John Morris’s knowledge of merchandising and branding has been described as second to none in the industry. It was his application of those skills to drive growth and returns for Australian growers that brought him greatest satisfaction.

John got his start in citrus while at school, helping with harvest and domestic and export packing to Europe in the late 1950s and 60s.

After leaving school he developed a 20 hectare orchard on sand hills at cudgel using overhead irrigation.

After seeing an opportunity to provide 100 per cent orange juice in the early 1970s, John, his father David and brother Paul got a group of families together in Leeton and built a new juice plant.

They established Leeton Citrus Juices in 1972 and launched the Quelch brand, which became a household name on the eastern seaboard.

John became skilled in supermarket merchandising and produce placement of juice. He learnt on the job and as managing director surrounded himself with people who possessed skills he didn’t.
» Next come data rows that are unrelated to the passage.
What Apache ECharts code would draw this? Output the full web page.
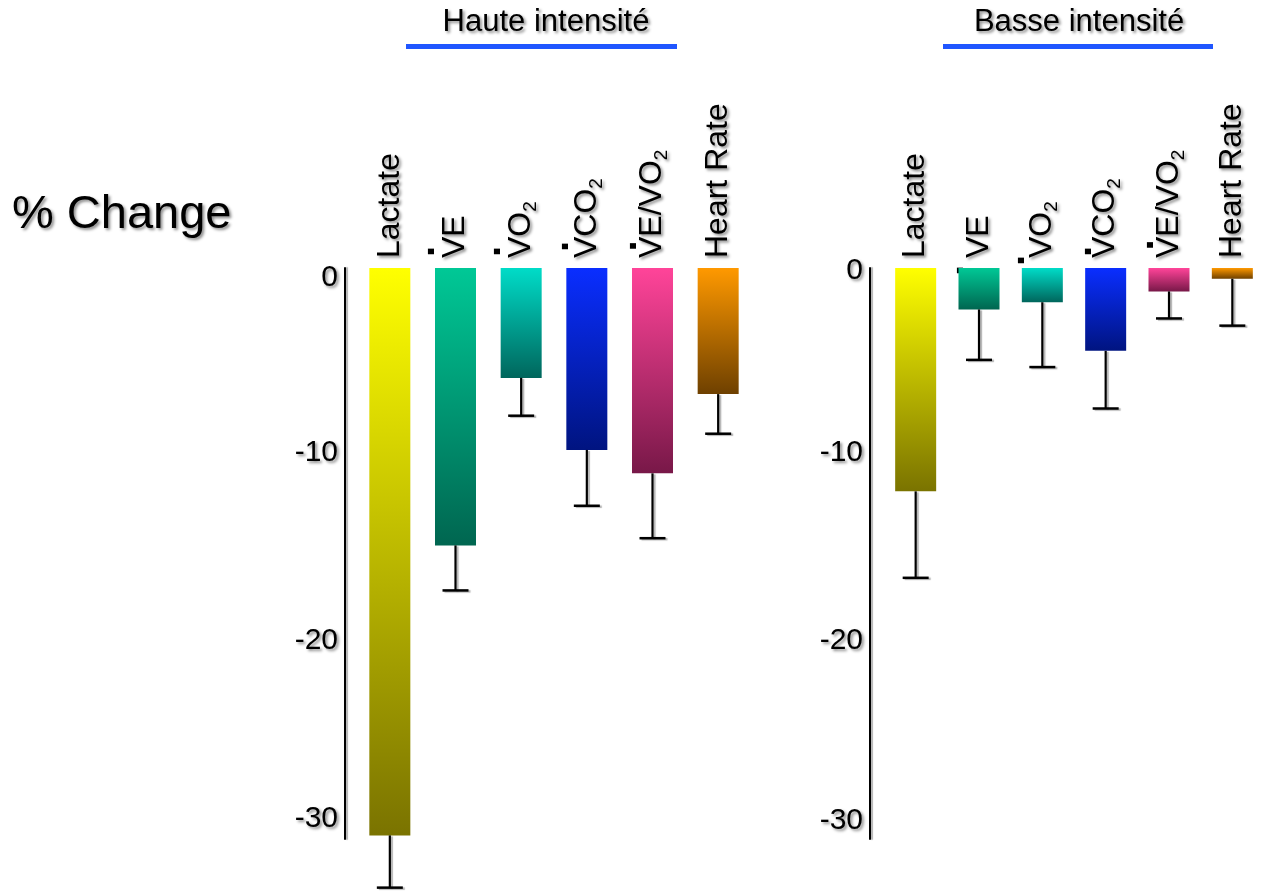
<!DOCTYPE html>
<html>
<head>
<meta charset="utf-8">
<script src="https://cdn.jsdelivr.net/npm/echarts@6/dist/echarts.min.js"></script>
<style>
  html, body { margin: 0; padding: 0; background: #ffffff; }
  #chart { width: 1264px; height: 892px; }
</style>
</head>
<body>
<div id="chart"></div>
<script>
// Measured variables, percent change after exercise
const categories = ['Lactate', 'VE', 'VO2', 'VCO2', 'VE/VO2', 'Heart Rate'];
const highValues = [-31.5, -15.4, -6.1, -10.1, -11.4, -7.0];
const highErrors = [2.9, 2.5, 2.1, 3.1, 3.6, 2.2];
const lowValues = [-12.4, -2.3, -1.9, -4.6, -1.3, -0.6];
const lowErrors = [4.8, 2.8, 3.6, 3.2, 1.5, 2.6];
const yTicks = [0, -10, -20, -30];
const yMin = -31.7;
const panelTitles = ['Haute intensité', 'Basse intensité'];
const axisTitle = '% Change';
const barTopColors = ['#FFFF00', '#00C896', '#00DCC8', '#0A2EFF', '#FF4499', '#FF9900'];
const barBottomColors = ['#7A7300', '#006650', '#00665C', '#001480', '#781848', '#6E4000'];

const FONT = '"Liberation Sans", Arial, Helvetica, sans-serif';
const TEXT_SHADOW = {
  textShadowColor: 'rgba(0,0,0,0.45)',
  textShadowBlur: 3,
  textShadowOffsetX: 2,
  textShadowOffsetY: 2
};

// Placement of the flow-rate dot in each panel's labels:
// shift = offset along the text, lift = box height that sets its distance above the capitals
const dotPlacement = [
  { shift: [0, 1, 1, 6, 6.5, 0], lift: [7, 6, 7, 13, 16, 7] },
  { shift: [0, -18, -8, 1, 7.5, 0], lift: [7, 17, 13, 21, 17, 7] }
];

function dotStyle(shift, lift) {
  return {
    fontSize: 40,
    fontFamily: FONT,
    fontWeight: 'bold',
    color: '#000',
    lineHeight: lift,
    height: lift,
    verticalAlign: 'top',
    width: -shift,
    padding: [0, 0, 0, shift]
  };
}

function categoryRich(panel) {
  const rich = {
    m: Object.assign({ fontSize: 32, fontFamily: FONT, color: '#000', lineHeight: 50 }, TEXT_SHADOW),
    s: Object.assign({ fontSize: 19, fontFamily: FONT, color: '#000', lineHeight: 31, height: 31, verticalAlign: 'bottom' }, TEXT_SHADOW)
  };
  categories.forEach(function (c, i) {
    rich['d' + i] = dotStyle(dotPlacement[panel].shift[i], dotPlacement[panel].lift[i]);
  });
  return rich;
}

// Category names as rich text: dot over the leading V, trailing digit as subscript
function categoryMarkup(name, index) {
  let out = name.charAt(0) === 'V' ? '{d' + index + '|\u00B7}' : '';
  const m = name.match(/^(.*?)(\d)$/);
  if (m) out += '{m|' + m[1] + '}{s|' + m[2] + '}';
  else out += '{m|' + name + '}';
  return out;
}

// vertical shift (px) of each value label below its tick, per panel
const tickLabelShift = [[10, 5, 12, 10], [3, 5, 12, 12]];

function valueAxis(gridIndex, offset) {
  const rich = {};
  tickLabelShift[gridIndex].forEach(function (s, i) {
    rich['t' + i] = Object.assign({ fontSize: 30, fontFamily: FONT, color: '#000', padding: [2 * s, 0, 0, 0] }, TEXT_SHADOW);
  });
  return {
    gridIndex: gridIndex,
    type: 'value',
    min: yMin,
    max: 0,
    offset: offset,
    axisLine: {
      show: true,
      onZero: false,
      lineStyle: { color: '#000', width: 2, shadowColor: 'rgba(0,0,0,0.3)', shadowOffsetX: 2, shadowBlur: 1 }
    },
    axisTick: { show: false },
    splitLine: { show: false },
    axisLabel: {
      customValues: yTicks,
      margin: 7,
      formatter: function (v) {
        const i = yTicks.indexOf(v);
        return '{t' + i + '|' + v + '}';
      },
      rich: rich
    }
  };
}

function categoryAxis(gridIndex) {
  return {
    gridIndex: gridIndex,
    type: 'category',
    data: categories,
    position: 'top',
    axisLine: { show: false, onZero: false },
    axisTick: { show: false },
    axisLabel: {
      interval: 0,
      rotate: -90,
      margin: 10,
      formatter: categoryMarkup,
      rich: categoryRich(gridIndex)
    }
  };
}

function barData(values) {
  return values.map(function (v, i) {
    return {
      value: v,
      itemStyle: {
        color: new echarts.graphic.LinearGradient(0, 0, 0, 1, [
          { offset: 0, color: barTopColors[i] },
          { offset: 1, color: barBottomColors[i] }
        ])
      }
    };
  });
}

function errorData(values, errors) {
  return values.map(function (v, i) { return [i, v, errors[i]]; });
}

const lineStyleShadow = { shadowColor: 'rgba(0,0,0,0.3)', shadowBlur: 1, shadowOffsetX: 2, shadowOffsetY: 1 };

function renderError(params, api) {
  const idx = api.value(0);
  const v = api.value(1);
  const e = api.value(2);
  const start = api.coord([idx, v]);
  const end = api.coord([idx, v - e]);
  const half = 13;
  return {
    type: 'group',
    children: [
      {
        type: 'line',
        shape: { x1: start[0], y1: start[1], x2: end[0], y2: end[1] },
        style: Object.assign({ stroke: '#000', lineWidth: 2.2 }, lineStyleShadow)
      },
      {
        type: 'line',
        shape: { x1: end[0] - half, y1: end[1], x2: end[0] + half, y2: end[1] },
        style: Object.assign({ stroke: '#000', lineWidth: 2.5 }, lineStyleShadow)
      }
    ]
  };
}

function errorSeries(gridIndex, values, errors) {
  return {
    type: 'custom',
    xAxisIndex: gridIndex,
    yAxisIndex: gridIndex,
    renderItem: renderError,
    encode: { x: 0, y: 1 },
    data: errorData(values, errors),
    z: 3,
    silent: true
  };
}

function headingText(text, cx) {
  return {
    type: 'text',
    x: cx,
    y: 22,
    style: Object.assign({
      text: text,
      fontSize: 31,
      fontFamily: FONT,
      fill: '#000',
      align: 'center',
      verticalAlign: 'middle'
    }, TEXT_SHADOW)
  };
}

function headingRule(x1, x2) {
  return {
    type: 'line',
    shape: { x1: x1, y1: 46.5, x2: x2, y2: 46.5 },
    style: { stroke: '#2056FF', lineWidth: 5 }
  };
}

const chart = echarts.init(document.getElementById('chart'), null, { renderer: 'canvas' });

chart.setOption({
  animation: false,
  backgroundColor: '#ffffff',
  grid: [
    { left: 357, top: 268, width: 394, height: 571 },
    { left: 884, top: 268, width: 391, height: 571 }
  ],
  xAxis: [categoryAxis(0), categoryAxis(1)],
  yAxis: [valueAxis(0, 12), valueAxis(1, 14)],
  series: [
    { type: 'bar', xAxisIndex: 0, yAxisIndex: 0, barWidth: 41, data: barData(highValues), z: 2 },
    errorSeries(0, highValues, highErrors),
    { type: 'bar', xAxisIndex: 1, yAxisIndex: 1, barWidth: 41, data: barData(lowValues), z: 2 },
    errorSeries(1, lowValues, lowErrors)
  ],
  graphic: [
    {
      type: 'text',
      x: 12,
      y: 215,
      style: Object.assign({
        text: axisTitle,
        fontSize: 47,
        fontFamily: FONT,
        fill: '#000',
        align: 'left',
        verticalAlign: 'middle'
      }, TEXT_SHADOW)
    },
    headingText(panelTitles[0], 546),
    headingRule(406, 677),
    headingText(panelTitles[1], 1079),
    headingRule(943, 1213)
  ]
});
</script>
</body>
</html>
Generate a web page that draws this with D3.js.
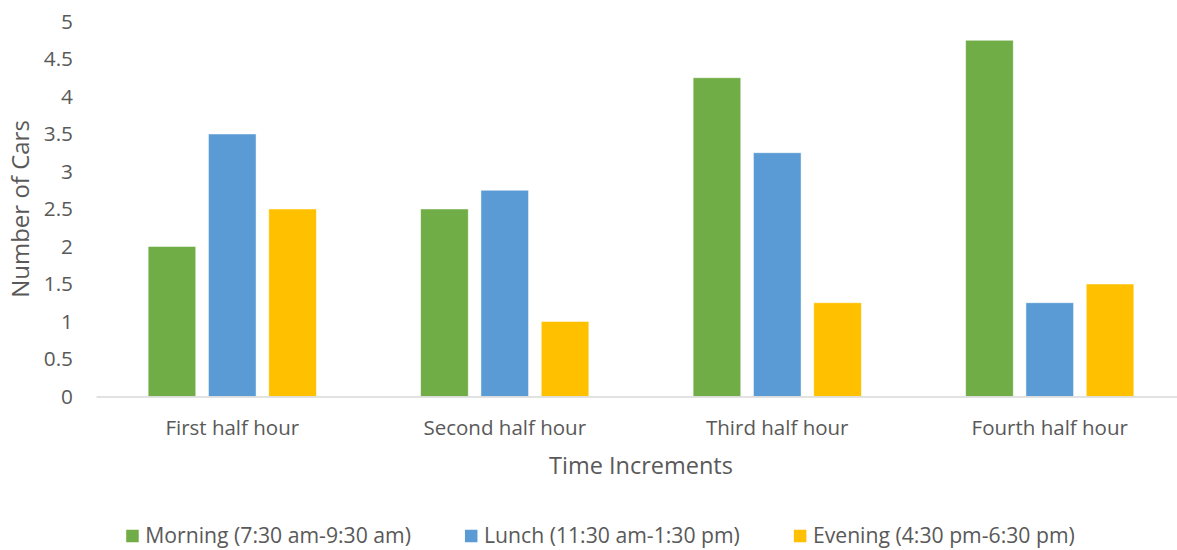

He says, somewhat modestly, that this was the key to his success.

This juicing business was built up to a processing capacity of 45,000 tonnes per year, which was 7.5 per cent of total Australian citrus production at the time.

John was the managing director of this business until it was sold in 1988. Many farms in the Leeton area were developed around this business model and the opportunities that it provided.

Following this, John and partners bought a fruit and vegetable retail business in Sydney, which he continued to be involved with for 25 years.

He launched a few packhouse operations and was involved in the Riversun program and with his consumer marketing experience took great pleasure in seeing the industry work together under a common brand with serious merchandising and branding power.

John with his son Dean went on to develop Moricom Orchard in 2005, focusing on easy-peel seedless afourers and launched the Delite brand with a group of like-minded growers.